Airbus Canada has signed a deal to supply AirAsia with a massive order of 150 of its Canadian-made A220 jets in a multibillion-dollar coup for Quebec’s aviation industry.
Unveiled Wednesday, the agreement with the low-cost Malaysian airline marks the largest single firm order for the narrow-body planes — assembled north of Montreal in Mirabel — in the manufacturer’s history.
The first A220-300 is expected to roll off the line in the first quarter of 2028, said AirAsia CEO Tony Fernandes, who aims to host the world’s largest A220 fleet.
The unprecedented deal underscores Quebec’s role as a key hub in global aviation, said Lars Wagner, who heads the commercial aircraft division at Airbus. The French-owned company bought a majority of Bombardier’s beleaguered C Series program in 2018 and rebranded it as the A220.

Prime Minister Mark Carney, who spoke alongside Quebec Premier Christine Fréchette at the announcement Wednesday, framed the deal as an example of the benefits that flow from diversifying trade beyond the United States.
In a time of tariffs and a ruptured world order, the agreement strengthens links between Canada and southeast Asian nations, he said, recalling a meeting he had with AirAsia’s chief executive in the Malaysian capital of Kuala Lumpur last fall.
“We shared a vision of deepening ties between those countries that, in this crisis that we’re still living through, are choosing to build in the face of adversity — countries that have the confidence to open up, to link their economies, to invest in their workers, to move forward, not turn back,” Carney told the audience at the Mirabel facility.

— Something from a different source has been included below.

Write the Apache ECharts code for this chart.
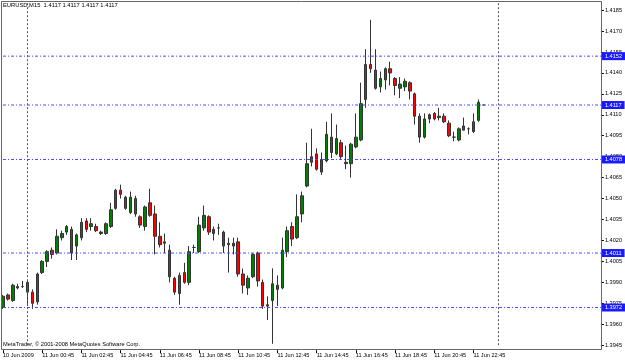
<!DOCTYPE html>
<html lang="en" style="height: 100%">

<head>
  <meta charset="utf-8">
</head>

<body style="height: 100%; margin: 0; background: #fff">
  <div id="container" style="width: 625px; height: 363px"></div>

  <script type="text/javascript" src="https://fastly.jsdelivr.net/npm/echarts@6.0.0/dist/echarts.min.js"></script>

  <script type="text/javascript">
    // EURUSD M15, bars from 10 Jun 2009 22:45 to 11 Jun 23:15
    var opens = [
      1.3972, 1.3981, 1.3977, 1.3987, 1.3987, 1.3990, 1.3983, 1.3976, 1.3997, 1.4005,
      1.4013, 1.4011, 1.4022, 1.4026, 1.4028, 1.4016, 1.4022, 1.4034, 1.4030, 1.4030,
      1.4026, 1.4025, 1.4030, 1.4043, 1.4056, 1.4051, 1.4040, 1.4050, 1.4037, 1.4030,
      1.4047, 1.4039, 1.4023, 1.4019, 1.4013, 1.3993, 1.3982, 1.3997, 1.3990, 1.4015,
      1.4012, 1.4029, 1.4037, 1.4025, 1.4029, 1.4026, 1.4018, 1.4018, 1.4019, 1.3996,
      1.3986, 1.3994, 1.4011, 1.3990, 1.3974, 1.3977, 1.3988, 1.3986, 1.4012, 1.4030,
      1.4022, 1.4039, 1.4059, 1.4076, 1.4082, 1.4069, 1.4077, 1.4094, 1.4082, 1.4090,
      1.4076, 1.4075, 1.4087, 1.4092, 1.4121, 1.4146, 1.4142, 1.4130, 1.4135, 1.4143,
      1.4136, 1.4129, 1.4130, 1.4133, 1.4125, 1.4109, 1.4094, 1.4107, 1.4111, 1.4108,
      1.4109, 1.4104, 1.4094, 1.4092, 1.4102, 1.4100, 1.4098, 1.4106, 1.4117
    ];
    var highs = [
      1.3981, 1.3982, 1.3989, 1.3989, 1.3991, 1.3991, 1.3985, 1.3997, 1.4006, 1.4013,
      1.4015, 1.4028, 1.4027, 1.4031, 1.4030, 1.4025, 1.4036, 1.4036, 1.4036, 1.4032,
      1.4027, 1.4033, 1.4047, 1.4057, 1.4060, 1.4052, 1.4055, 1.4052, 1.4038, 1.4045,
      1.4057, 1.4045, 1.4033, 1.4025, 1.4017, 1.3994, 1.3997, 1.4004, 1.4016, 1.4017,
      1.4037, 1.4045, 1.4038, 1.4030, 1.4032, 1.4027, 1.4022, 1.4022, 1.4022, 1.4000,
      1.3995, 1.4011, 1.4012, 1.3992, 1.3980, 1.4000, 1.3995, 1.4022, 1.4030, 1.4033,
      1.4053, 1.4055, 1.4090, 1.4100, 1.4086, 1.4083, 1.4105, 1.4111, 1.4103, 1.4092,
      1.4088, 1.4090, 1.4111, 1.4133, 1.4157, 1.4178, 1.4157, 1.4141, 1.4144, 1.4148,
      1.4137, 1.4137, 1.4136, 1.4134, 1.4126, 1.4111, 1.4111, 1.4111, 1.4112, 1.4115,
      1.4111, 1.4106, 1.4098, 1.4101, 1.4108, 1.4101, 1.4111, 1.4121, 1.4117
    ];
    var lows = [
      1.3971, 1.3977, 1.3976, 1.3985, 1.3986, 1.3973, 1.3971, 1.3974, 1.3996, 1.4001,
      1.4007, 1.4010, 1.4020, 1.4024, 1.4006, 1.4006, 1.4020, 1.4026, 1.4027, 1.4026,
      1.4024, 1.4024, 1.4029, 1.4042, 1.4050, 1.4042, 1.4039, 1.4037, 1.4029, 1.4027,
      1.4037, 1.4010, 1.4015, 1.4011, 1.3990, 1.3981, 1.3974, 1.3989, 1.3988, 1.4011,
      1.4011, 1.4027, 1.4024, 1.4020, 1.4024, 1.4011, 1.3997, 1.4010, 1.3994, 1.3982,
      1.3981, 1.3993, 1.3987, 1.3971, 1.3963, 1.3946, 1.3973, 1.3985, 1.4008, 1.4016,
      1.4021, 1.4033, 1.4058, 1.4073, 1.4070, 1.4067, 1.4076, 1.4079, 1.4081, 1.4078,
      1.4071, 1.4065, 1.4086, 1.4091, 1.4115, 1.4140, 1.4128, 1.4126, 1.4128, 1.4131,
      1.4124, 1.4122, 1.4127, 1.4121, 1.4103, 1.4090, 1.4093, 1.4104, 1.4106, 1.4106,
      1.4104, 1.4094, 1.4091, 1.4091, 1.4099, 1.4096, 1.4097, 1.4105, 1.4117
    ];
    var closes = [
      1.3980, 1.3978, 1.3988, 1.3986, 1.3987, 1.3983, 1.3975, 1.3996, 1.4005, 1.4012,
      1.4010, 1.4023, 1.4025, 1.4030, 1.4011, 1.4024, 1.4033, 1.4028, 1.4032, 1.4027,
      1.4025, 1.4032, 1.4042, 1.4056, 1.4053, 1.4043, 1.4051, 1.4039, 1.4031, 1.4044,
      1.4038, 1.4023, 1.4017, 1.4018, 1.3994, 1.3983, 1.3995, 1.3990, 1.4012, 1.4015,
      1.4031, 1.4038, 1.4026, 1.4028, 1.4029, 1.4016, 1.4017, 1.4016, 1.3996, 1.3988,
      1.3993, 1.4010, 1.3991, 1.3973, 1.3973, 1.3989, 1.3985, 1.4013, 1.4027, 1.4021,
      1.4037, 1.4052, 1.4075, 1.4080, 1.4071, 1.4078, 1.4096, 1.4083, 1.4093, 1.4080,
      1.4075, 1.4089, 1.4094, 1.4118, 1.4146, 1.4143, 1.4129, 1.4136, 1.4143, 1.4140,
      1.4131, 1.4132, 1.4134, 1.4127, 1.4109, 1.4094, 1.4107, 1.4110, 1.4107, 1.4109,
      1.4105, 1.4095, 1.4094, 1.4100, 1.4099, 1.4100, 1.4105, 1.4119, 1.4117
    ];
    // horizontal lines drawn on the chart
    var levels = [1.4152, 1.4117, 1.4078, 1.4011, 1.3972];
    // day separators
    var separators = ['2009.06.11 00:00', '2009.06.12 00:00'];
    var months = ['Jan', 'Feb', 'Mar', 'Apr', 'May', 'Jun', 'Jul', 'Aug', 'Sep', 'Oct', 'Nov', 'Dec'];

    // time slots: the bars plus the empty space on the right of the chart
    var slotCount = 123;
    var start = Date.UTC(2009, 5, 10, 22, 45);
    function pad(n) { return (n < 10 ? '0' : '') + n; }
    var times = [];
    for (var i = 0; i < slotCount; i++) {
      var d = new Date(start + i * 15 * 60000);
      times.push(d.getUTCFullYear() + '.' + pad(d.getUTCMonth() + 1) + '.' + pad(d.getUTCDate()) +
        ' ' + pad(d.getUTCHours()) + ':' + pad(d.getUTCMinutes()));
    }
    function timeLabel(value, index) {
      var p = value.split(/[. :]/);
      var day = parseInt(p[2], 10) + ' ' + months[parseInt(p[1], 10) - 1];
      if (index === 0) return day + ' ' + p[0];
      return day + ' ' + p[3] + ':' + p[4];
    }
    function showTime(index) {
      return index % 8 === 0 && index < opens.length;
    }

    var bars = opens.map(function (o, i) {
      return [o, closes[i], lows[i], highs[i]];
    });

    var font = 'Liberation Sans';
    var dom = document.getElementById('container');
    var myChart = echarts.init(dom, null, { renderer: 'canvas' });

    var separatorMarks = separators.map(function (t) {
      return { xAxis: t };
    });

    // one flat line per level, across the whole time range, value box at the end
    var levelSeries = levels.map(function (v) {
      return {
        type: 'line',
        data: [[times[0], v], [times[slotCount - 1], v]],
        symbol: 'none',
        silent: true,
        z: 3,
        lineStyle: { color: '#4b4bff', type: [3, 2, 1, 2], width: 1 },
        endLabel: {
          show: true,
          formatter: v.toFixed(4),
          distance: 1,
          color: '#fff',
          backgroundColor: '#1a1aff',
          padding: [1, 3, 1, 3],
          fontFamily: font,
          fontSize: 5.6
        }
      };
    });

    var option = {
      animation: false,
      backgroundColor: '#fff',
      title: {
        text: 'EURUSD,M15  1.4117 1.4117 1.4117 1.4117',
        left: 3,
        top: 2,
        padding: 0,
        textStyle: { fontFamily: font, fontSize: 5.8, fontWeight: 'normal', color: '#000' }
      },
      grid: { left: 2.3, right: 23.3, top: 1, bottom: 17.8 },
      xAxis: {
        type: 'category',
        data: times,
        boundaryGap: false,
        offset: 5,
        axisLine: { show: false },
        axisTick: { interval: showTime, length: 3, lineStyle: { color: '#000' } },
        axisLabel: {
          interval: showTime,
          formatter: timeLabel,
          align: 'left',
          margin: 2,
          fontFamily: font,
          fontSize: 5.6,
          color: '#000'
        },
        splitLine: { show: false }
      },
      yAxis: {
        type: 'value',
        position: 'right',
        min: 1.3945,
        max: 1.41915,
        interval: 0.0015,
        scale: true,
        axisLine: { show: false },
        axisTick: { show: true, length: 3, lineStyle: { color: '#000' } },
        axisLabel: {
          showMaxLabel: false,
          margin: 4,
          formatter: function (v) { return v.toFixed(4); },
          fontFamily: font,
          fontSize: 5.6,
          color: '#000'
        },
        splitLine: { show: false }
      },
      graphic: [
        {
          type: 'rect',
          shape: { x: 1.5, y: 1.5, width: 600, height: 348 },
          style: { fill: null, stroke: '#666', lineWidth: 1 },
          silent: true,
          z: 10
        },
        {
          type: 'text',
          left: 3,
          top: 341,
          style: {
            text: 'MetaTrader, \u00a9 2001-2008 MetaQuotes Software Corp.',
            font: '5.7px "Liberation Sans"',
            fill: '#000'
          },
          silent: true
        }
      ],
      series: [
        {
          type: 'candlestick',
          data: bars,
          barWidth: 3,
          itemStyle: {
            color: '#008000',
            color0: '#ff0000',
            borderColor: '#333',
            borderColor0: '#333',
            borderColorDoji: '#333',
            borderWidth: 1
          }
        },
        {
          // day separators
          type: 'line',
          data: [],
          color: '#555',
          markLine: {
            silent: true,
            symbol: 'none',
            animation: false,
            label: { show: false },
            lineStyle: { color: '#555', type: [2, 2], width: 1 },
            data: separatorMarks
          }
        }
      ].concat(levelSeries)
    };

    myChart.setOption(option);
    window.addEventListener('resize', myChart.resize);
  </script>
</body>

</html>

“Thank you for the trust you’re placing in Canadian workers, in Quebec, in Mirabel. You’re choosing the best at exactly the right time,” the prime minister told the AirAsia CEO, who was on hand on Wednesday.

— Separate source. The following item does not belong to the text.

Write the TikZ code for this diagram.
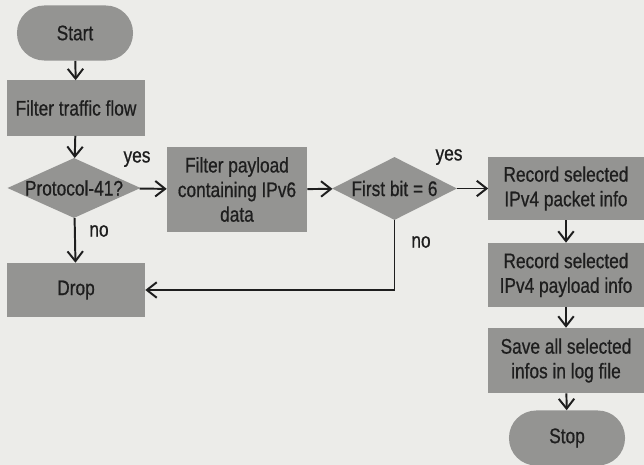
\documentclass[tikz,border=0pt]{standalone}
\usepackage{fontspec}
\setmainfont{Liberation Sans}[FakeStretch=0.82,FakeBold=0.7]
\usetikzlibrary{shapes.geometric,arrows.meta}
\definecolor{paper}{RGB}{236,236,233}
\definecolor{boxgrey}{RGB}{148,148,146}
\definecolor{ink}{RGB}{30,30,30}
\tikzset{
	box/.style={rectangle,fill=boxgrey,text=ink,align=center,inner sep=0pt},
	term/.style={box,rounded corners=0.68cm,minimum width=2.9cm,minimum height=1.375cm},
	proc/.style={box,minimum width=3.45cm,minimum height=1.375cm},
	dec/.style={diamond,fill=boxgrey,text=ink,inner sep=0pt},
	lbl/.style={text=ink,inner sep=0pt},
	arr/.style={draw=ink,line width=1.4pt,-{Straight Barb[length=7pt,width=11pt]}}
}
\begin{document}
\begin{tikzpicture}[x=0.025cm,y=-0.025cm,font=\fontsize{15}{17.5}\selectfont]
			\fill[paper] (0,0) rectangle (644,465);
			\useasboundingbox (0,0) rectangle (644,465);
			% left column
			\node[term] (start) at (75,33) {Start};
			\node[proc] (filter) at (76,108) {Filter traffic flow};
			\node[dec,minimum width=3.33cm,minimum height=1.5cm] (proto) at (74,188) {\makebox[0pt]{Protocol-41?}};
			\node[proc,minimum height=1.35cm] (drop) at (76,290) {Drop};
			% middle
			\node[proc,minimum width=3.5cm,minimum height=2.125cm] (payload) at (237,189.5) {Filter payload\\containing IPv6\\data};
			\node[dec,minimum width=3.125cm,minimum height=1.575cm] (firstbit) at (394.5,188.5) {\makebox[0pt]{First bit = 6}};
			% right column
			\node[proc,minimum width=3.875cm,minimum height=1.575cm] (pkt) at (566,188.5) {Record selected\\IPv4 packet info};
			\node[proc,minimum width=3.875cm,minimum height=1.6cm] (pay) at (566,275) {Record selected\\IPv4 payload info};
			\node[proc,minimum width=3.875cm,minimum height=1.625cm] (save) at (566,360.5) {Save all selected\\infos in log file};
			\node[term] (stop) at (567,438) {Stop};
			% labels
			\node[lbl] (yes1) at (137,159) {yes};
			\node[lbl] (no1) at (99,231) {no};
			\node[lbl] (yes2) at (449,157) {yes};
			\node[lbl] (no2) at (421,242) {no};
			% arrows
			\draw[arr] (start) -- (filter);
			\draw[arr] (filter) -- (proto);
			\draw[arr] (proto) -- (drop);
			\draw[arr] (proto) -- (payload);
			\draw[arr] (payload) -- (firstbit);
			\draw[arr] (firstbit) -- (pkt);
			\draw[arr] (firstbit.south) |- (drop.east);
			\draw[arr] (pkt) -- (pay);
			\draw[arr] (pay) -- (save);
			\draw[arr] (save) -- (stop);
		\end{tikzpicture}
\end{document}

Airbus has faced production challenges at its Montreal-area plant over the past few years, struggling to churn out more than seven jets per month on average — half of the threshold needed to break even.

The French company has pointed to a range of supplier problems, citing shortages that run the gamut from wings to Pratt & Whitney engines.
“The jury’s still out as to whether the Canadian product that Carney’s so gushing about is able to be produced at a rate that is profitable for the manufacturers,” said John Gradek, who teaches aviation management at McGill University.
Airbus Canada CEO Guillaume Chevasson told reporters Wednesday the program remained “a few miles away” from profitability. He aims is to produce 13 planes per year by early 2028.
All 150 AirAsia planes will be assembled at the Mirabel site, Chevasson said, rather than in Mobile, Ala., where Airbus churns out A220s as well as wide-body A330 jets.
The Mirabel facility now employs nearly 5,000 workers, 2,500 of them hired in the past four years.
“In addition to showcasing us on the international stage, the aerospace industry has the power to bring new money into our economy while providing a livelihood for tens of thousands of workers,” said Éric Rancourt, who represents the International Association of Machinists and Aerospace Workers union in Quebec, in a statement.
Following the announcement, Carney and Wagner helped AirAsia’s CEO into a Montreal Canadiens jersey, after the prime minister presented Fernandes with a model plane decked out in its signature red-and-white livery, with “airasia.com” emblazoned on the side.
Risks remain for government. Quebec, which now owns 25 per cent of Airbus Canada, has written off its initial US$1-billion investment in the C Series as valueless. In October, it reduced by half the estimated value of a subsequent cash injection to US$300 million.
Given those difficulties, Western University professor Geraint Harvey said the announcement comes as “great news” for the governments and for workers in Quebec.
“One-hundred-fifty aircraft is a massive order. It is also an interesting move given the situation in the Middle East and the current volatility of fuel prices and the impact on commercial airlines,” Harvey said, noting that many airlines are slashing flight schedules rather than expanding.
AirAsia’s CEO seemed to anticipate the point.
“People will be wondering why are we buying so many planes during this latest crisis, but crises are an opportunity to make bold decisions and to go out there and be aggressive. And wars will not go on forever,” Fernandes said, referring to the U.S.-Israeli attack on Iran that resulted in the effective blockade of the Strait of Hormuz and soaring jet fuel prices.
The list price for the A220-300 is US$91.5 million. The parties did not specify a price tag for the purchase, though it would not be unusual for AirAsia to pay far less than the sticker price on such a large order — and in such turbulent times.
“I probably got a better price because no one is buying planes,” Fernandes said, noting the anxiety and flight schedule cuts rippling through the airline sector. “This is an opportunity to go against the grain.”
The A220-300 carries between 100 and 160 passengers on flights of up to 6,700 kilometres, or about seven hours.
Some 501 A220s had been delivered to about 25 operators across the globe as of March 30, Airbus said.